Scientists at Sederma & IRB have been working on ‘Senestem’, an ingredient that fades the signs of senescence (the body's natural process of deterioration with age) with a method they are describing as 'breakthrough', by targeting the microRNAs.
At Croda's annual Suppliers’ Day press breakfast, Cosmetics Design was introduced to a development that claims to be the first to target microRNAs to prevent the decline of protein synthesis that worsens with age and is associated with unsightly phenotypic changes.
Marketing manager Sonia Dawson sat down with this publication to discuss the approach she says leads to a visible macro embellishment which recovers the skin's density, firmness and elasticity, and lightens age spots.
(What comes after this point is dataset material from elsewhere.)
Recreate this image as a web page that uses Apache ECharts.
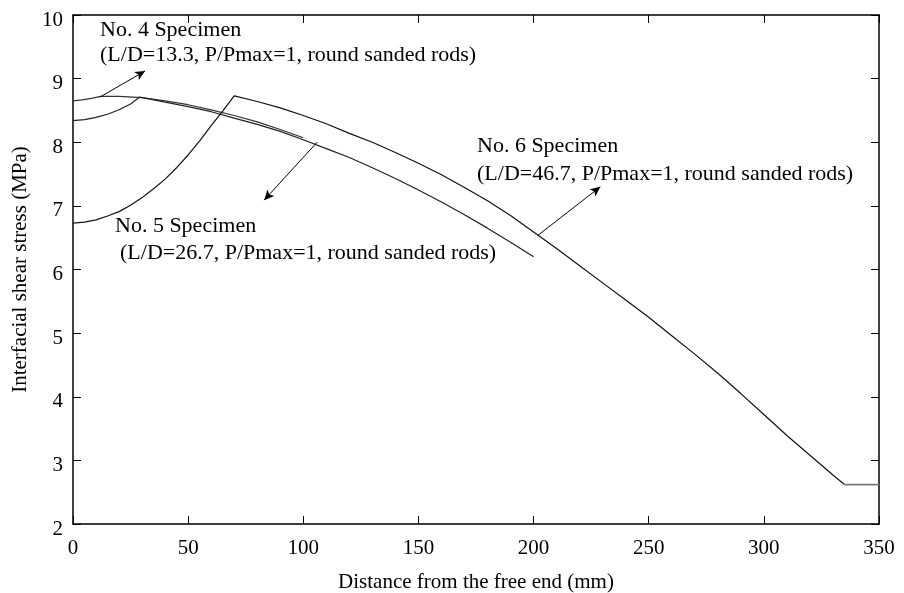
<!DOCTYPE html>
<html>
<head>
<meta charset="utf-8">
<script src="https://cdn.jsdelivr.net/npm/echarts@6/dist/echarts.min.js"></script>
<style>
  html, body { margin: 0; padding: 0; background: #fff; }
  #chart { width: 904px; height: 593px; }
</style>
</head>
<body>
<div id="chart"></div>
<script>
// readings from the picture: [distance (mm), stress (MPa)]
const no4 = [
  [0, 8.65], [4, 8.665], [8, 8.69], [12, 8.72], [20, 8.72], [30, 8.70], [40, 8.65],
  [50, 8.59], [60, 8.51], [70, 8.42], [80, 8.32], [90, 8.20], [100, 8.07]
]
const no5 = [
  [0, 8.34], [5, 8.355], [10, 8.39], [15, 8.44], [20, 8.51], [25, 8.60], [29, 8.71],
  [40, 8.63], [50, 8.56], [60, 8.48], [70, 8.38], [80, 8.28], [90, 8.17], [100, 8.04],
  [110, 7.90], [120, 7.76], [130, 7.60], [140, 7.43], [150, 7.25], [160, 7.06],
  [170, 6.86], [180, 6.65], [190, 6.43], [200, 6.20]
]
const no6 = [
  [0, 6.73], [5, 6.745], [10, 6.78], [15, 6.84], [20, 6.91], [25, 7.01], [30, 7.13],
  [35, 7.27], [40, 7.42], [45, 7.60], [50, 7.80], [55, 8.02], [60, 8.26], [65, 8.49],
  [70, 8.73], [80, 8.64], [90, 8.54], [100, 8.42], [110, 8.29], [120, 8.14], [130, 8.00],
  [140, 7.84], [150, 7.67], [160, 7.49], [170, 7.29], [180, 7.08], [190, 6.85],
  [200, 6.59], [210, 6.33], [220, 6.06], [230, 5.79], [240, 5.52], [250, 5.25],
  [260, 4.96], [270, 4.67], [280, 4.37], [290, 4.05], [300, 3.72], [310, 3.39],
  [320, 3.08], [330, 2.77], [335, 2.62]
]
const no6Tail = [[335, 2.62], [350, 2.62]]

// arrows: [tail, head]
const arrow4 = [[11.7, 8.71], [31.3, 9.12]]
const arrow5 = [[106, 8.0], [83, 7.09]]
const arrow6 = [[202, 6.54], [229, 7.30]]

const labels = [
  { text: 'No. 4 Specimen', x: 100, y: 30 },
  { text: '(L/D=13.3, P/Pmax=1, round sanded rods)', x: 100, y: 55 },
  { text: 'No. 5 Specimen', x: 115, y: 226 },
  { text: '(L/D=26.7, P/Pmax=1, round sanded rods)', x: 120, y: 253 },
  { text: 'No. 6 Specimen', x: 477, y: 146 },
  { text: '(L/D=46.7, P/Pmax=1, round sanded rods)', x: 477, y: 174 }
]

const font = 'Liberation Serif, Times New Roman, serif'
const chart = echarts.init(document.getElementById('chart'))

const axisCommon = {
  axisLine: { show: true, onZero: false, lineStyle: { color: '#000', width: 1.5 } },
  axisTick: { show: true, inside: true, length: 8, lineStyle: { color: '#000', width: 1 } },
  splitLine: { show: false }
}

const arrowLine = (pts) => ({
  silent: true,
  symbol: ['none', 'arrow'],
  symbolSize: [7, 10],
  label: { show: false },
  lineStyle: { color: '#000', width: 1, type: 'solid' },
  data: [[{ coord: pts[0] }, { coord: pts[1] }]]
})

const lineSeries = (name, data, color, extra) => Object.assign({
  name,
  type: 'line',
  data,
  showSymbol: false,
  symbol: 'none',
  lineStyle: { color, width: 1.2 },
  animation: false
}, extra)

chart.setOption({
  animation: false,
  grid: { left: 73, right: 25, top: 15, bottom: 69, outerBoundsMode: 'none', containLabel: false },
  textStyle: { fontFamily: font },
  xAxis: [
    Object.assign({
      type: 'value', min: 0, max: 350, interval: 50,
      name: 'Distance from the free end (mm)',
      nameLocation: 'middle', nameGap: 48,
      nameTextStyle: { fontFamily: font, fontSize: 21, color: '#000' },
      axisLabel: { fontFamily: font, fontSize: 21, color: '#000', margin: 14 }
    }, axisCommon),
    Object.assign({
      type: 'value', min: 0, max: 350, interval: 50, position: 'top',
      axisLabel: { show: false }
    }, axisCommon)
  ],
  yAxis: [
    Object.assign({
      type: 'value', min: 2, max: 10, interval: 1,
      name: 'Interfacial shear stress (MPa)',
      nameLocation: 'middle', nameGap: 40,
      nameTextStyle: { fontFamily: font, fontSize: 21, color: '#000' },
      axisLabel: {
        fontFamily: font, fontSize: 21, color: '#000', margin: 10,
        verticalAlign: 'top', lineHeight: 10
      }
    }, axisCommon),
    Object.assign({
      type: 'value', min: 2, max: 10, interval: 1, position: 'right',
      axisLabel: { show: false }
    }, axisCommon)
  ],
  series: [
    lineSeries('No. 4', no4, '#333', { markLine: arrowLine(arrow4) }),
    lineSeries('No. 5', no5, '#222', { markLine: arrowLine(arrow5) }),
    lineSeries('No. 6', no6, '#111', { markLine: arrowLine(arrow6) }),
    lineSeries('No. 6 tail', no6Tail, '#777', { lineStyle: { color: '#777', width: 1.8 } })
  ],
  graphic: labels.map(l => ({
    type: 'text',
    x: l.x,
    y: l.y,
    silent: true,
    style: {
      text: l.text,
      font: '22px ' + font,
      fill: '#000',
      verticalAlign: 'middle'
    }
  }))
})
</script>
</body>
</html>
"The senescence process is constantly happening throughout life and these cells don’t go away, but it's only as we get older that the effects begin to show up on our skin and not every anti-aging product will attend to this," she explains.
The trouble with telomeres
Inside the nucleus of a cell, our genes are arranged along twisted, double-stranded molecules of DNA called chromosomes.
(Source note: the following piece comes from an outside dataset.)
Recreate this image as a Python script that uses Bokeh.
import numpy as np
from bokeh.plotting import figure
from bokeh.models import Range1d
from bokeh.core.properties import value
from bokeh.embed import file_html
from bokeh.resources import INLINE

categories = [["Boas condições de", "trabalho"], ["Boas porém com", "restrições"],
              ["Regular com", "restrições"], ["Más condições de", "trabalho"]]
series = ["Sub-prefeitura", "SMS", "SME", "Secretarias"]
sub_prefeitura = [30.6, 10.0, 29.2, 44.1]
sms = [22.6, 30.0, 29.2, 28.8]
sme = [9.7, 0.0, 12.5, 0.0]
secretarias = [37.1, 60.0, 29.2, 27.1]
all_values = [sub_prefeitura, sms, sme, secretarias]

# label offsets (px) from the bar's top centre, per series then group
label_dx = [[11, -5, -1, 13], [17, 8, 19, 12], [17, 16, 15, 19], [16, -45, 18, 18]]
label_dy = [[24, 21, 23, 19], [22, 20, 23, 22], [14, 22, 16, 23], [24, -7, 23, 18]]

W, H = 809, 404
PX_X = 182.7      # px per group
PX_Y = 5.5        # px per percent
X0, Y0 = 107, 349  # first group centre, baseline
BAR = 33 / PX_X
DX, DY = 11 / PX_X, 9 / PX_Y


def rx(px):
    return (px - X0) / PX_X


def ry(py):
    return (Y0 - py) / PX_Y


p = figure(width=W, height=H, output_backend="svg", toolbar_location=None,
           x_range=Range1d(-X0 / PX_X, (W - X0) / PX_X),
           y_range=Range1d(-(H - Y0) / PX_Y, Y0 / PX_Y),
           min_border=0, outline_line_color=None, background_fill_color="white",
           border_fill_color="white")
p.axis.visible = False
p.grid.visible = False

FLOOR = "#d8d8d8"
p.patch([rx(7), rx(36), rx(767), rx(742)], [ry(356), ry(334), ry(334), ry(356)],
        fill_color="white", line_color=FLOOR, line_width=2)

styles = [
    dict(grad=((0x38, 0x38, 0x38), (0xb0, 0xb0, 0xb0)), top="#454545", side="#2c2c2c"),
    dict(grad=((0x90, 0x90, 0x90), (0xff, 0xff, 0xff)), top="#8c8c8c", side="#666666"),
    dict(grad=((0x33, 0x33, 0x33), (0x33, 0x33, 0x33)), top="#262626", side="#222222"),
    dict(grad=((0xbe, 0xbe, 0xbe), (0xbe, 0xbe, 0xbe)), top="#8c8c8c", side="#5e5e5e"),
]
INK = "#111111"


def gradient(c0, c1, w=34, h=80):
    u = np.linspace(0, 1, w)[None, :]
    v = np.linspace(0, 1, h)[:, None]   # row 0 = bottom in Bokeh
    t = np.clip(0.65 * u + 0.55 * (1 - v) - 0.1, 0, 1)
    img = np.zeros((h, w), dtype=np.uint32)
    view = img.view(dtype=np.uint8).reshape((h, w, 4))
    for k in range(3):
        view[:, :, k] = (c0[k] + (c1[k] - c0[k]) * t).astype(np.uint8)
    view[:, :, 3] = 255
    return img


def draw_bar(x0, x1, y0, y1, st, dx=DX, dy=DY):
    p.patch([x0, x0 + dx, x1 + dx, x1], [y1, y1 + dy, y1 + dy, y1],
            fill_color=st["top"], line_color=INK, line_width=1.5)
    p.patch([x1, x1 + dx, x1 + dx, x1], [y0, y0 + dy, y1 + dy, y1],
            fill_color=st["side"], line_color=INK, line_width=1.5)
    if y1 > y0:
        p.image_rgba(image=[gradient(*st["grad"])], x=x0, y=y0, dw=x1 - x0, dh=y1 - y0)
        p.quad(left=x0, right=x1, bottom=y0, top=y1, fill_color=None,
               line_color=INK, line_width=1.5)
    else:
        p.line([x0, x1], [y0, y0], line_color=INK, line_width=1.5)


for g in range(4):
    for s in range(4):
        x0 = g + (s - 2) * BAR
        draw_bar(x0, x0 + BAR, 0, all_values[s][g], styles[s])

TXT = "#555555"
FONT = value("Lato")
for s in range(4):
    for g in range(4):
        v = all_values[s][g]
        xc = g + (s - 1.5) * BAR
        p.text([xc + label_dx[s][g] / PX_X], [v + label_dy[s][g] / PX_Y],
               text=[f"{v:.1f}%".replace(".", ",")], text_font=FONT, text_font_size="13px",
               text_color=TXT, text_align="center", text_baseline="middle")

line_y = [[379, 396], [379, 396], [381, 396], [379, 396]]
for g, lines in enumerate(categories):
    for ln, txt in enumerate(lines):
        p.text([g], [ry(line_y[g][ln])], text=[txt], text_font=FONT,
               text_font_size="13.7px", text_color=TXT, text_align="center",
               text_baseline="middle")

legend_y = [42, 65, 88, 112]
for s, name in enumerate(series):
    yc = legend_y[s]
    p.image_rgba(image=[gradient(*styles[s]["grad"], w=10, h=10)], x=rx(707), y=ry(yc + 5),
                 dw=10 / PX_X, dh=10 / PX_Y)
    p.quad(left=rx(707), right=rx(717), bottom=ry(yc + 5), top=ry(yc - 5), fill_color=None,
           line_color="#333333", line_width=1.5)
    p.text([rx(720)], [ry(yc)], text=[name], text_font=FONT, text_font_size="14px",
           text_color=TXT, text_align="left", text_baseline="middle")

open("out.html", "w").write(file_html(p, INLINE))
At the ends of those chromosomes are stretches of DNA called telomeres which protect our genetic data, make it possible for cells to divide, and hold some secrets to how we age.
Telomeres have been compared with the plastic tips on shoelaces, because they keep chromosome ends from fraying and sticking to each other, which would destroy or scramble an organism's genetic information.
Yet, each time a cell divides, the telomeres get shorter. When they get too short, the cell can no longer divide; it becomes inactive or "senescent" or it dies. This shortening process is associated with aging.
According to Dawson, the results of using this Senestem active in a cream to treat this process can be seen in the first month of its' use whereby the skin's firmness and elasticity are increased by 31% and 22%.
"Thickness and density are restored with a calculated youth gain of six years," she adds.
This ingredient follows the recent acquisition of Istituto di Ricerche Biotecnologiche which combines Sederma’s testing capabilities with IRB’s sustainable plant cell technology.
On inquiring as to how long it takes to develop new actives from plant cell culture as opposed to the normal ingredients, the marketing manager says it can take anywhere from three to five years.
"The benefits are sustainable and reproducible - you never need the plant again, whereas significant active yield from traditional means will always require years of cultivation and high land and water resources."